Koguryŏ, the first tribal league to mature into a full-fledged kingdom, was continually challenged by neighboring tribes on both its northern and southern borders. Incursions from other Tungusic tribes in northwestern Manchuria and from the Paekche kingdom to the southwest ravaged Koguryŏ political and economic fortunes. In 342, the Hsien-pei¹³ of the Former Yen state (349–370)¹⁴, who had established themselves in the northeast of China, invaded Koguryŏ, took the capital, captured the queen and queen mother, and took fifty thousand men and women as slaves before withdrawing.¹⁵ This northern threat was removed only in 370 when Yen was conquered by Fu Chien (ruled 357–384), the third ruler of the Former Ch'in dynasty (351–394), a monarchy founded by the proto-Tibetan Ti people.¹⁶ Ch'in's conquest of all northern China, as well as the Kansu corridor and the Indo-European petty kingdoms of the Tarim River Basin,¹⁷ brought it control of the lucrative silk trade routes and put northern China in direct contact with Central Asian Buddhism.
Former Ch'in hegemony over eastern Turkestan allowed foreign influences to grow freely in northern China. The political, cultural, religious, and commercial fluidity and tolerance of Turkestan allowed Indian, Iranian, Hellenistic, and Chinese cultures to interact and enrich one another.¹⁸ Hence the uniquely cosmopolitan atmosphere of the northern Chinese frontier regions provided a fertile ground in which a truly Sinified (made Chinese) form of Buddhism could develop.
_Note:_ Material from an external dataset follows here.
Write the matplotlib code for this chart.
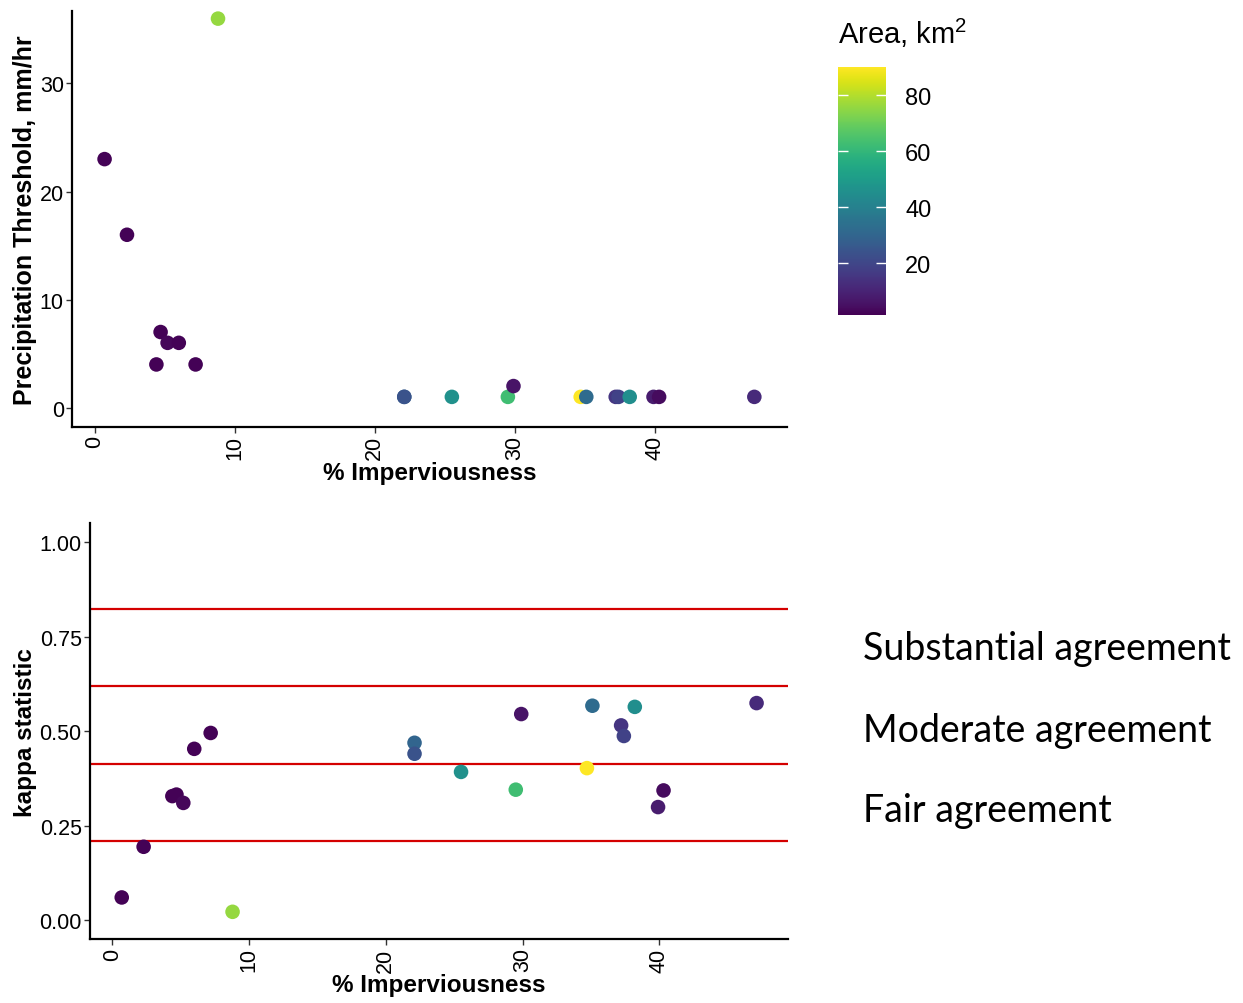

The victory of Fu Chien over the Yen encroachers brought close ties between him and his Koguryŏ contemporary, King Sosurim (ruled 371–383). Through these contacts, Korea was opened to the cultural influences then current in the Ch'in state, including the northern Chinese variety of Buddhism.¹⁹ Although our information on this period is scanty, we do know that the Buddhism was characterized by thaumaturgic elements, close...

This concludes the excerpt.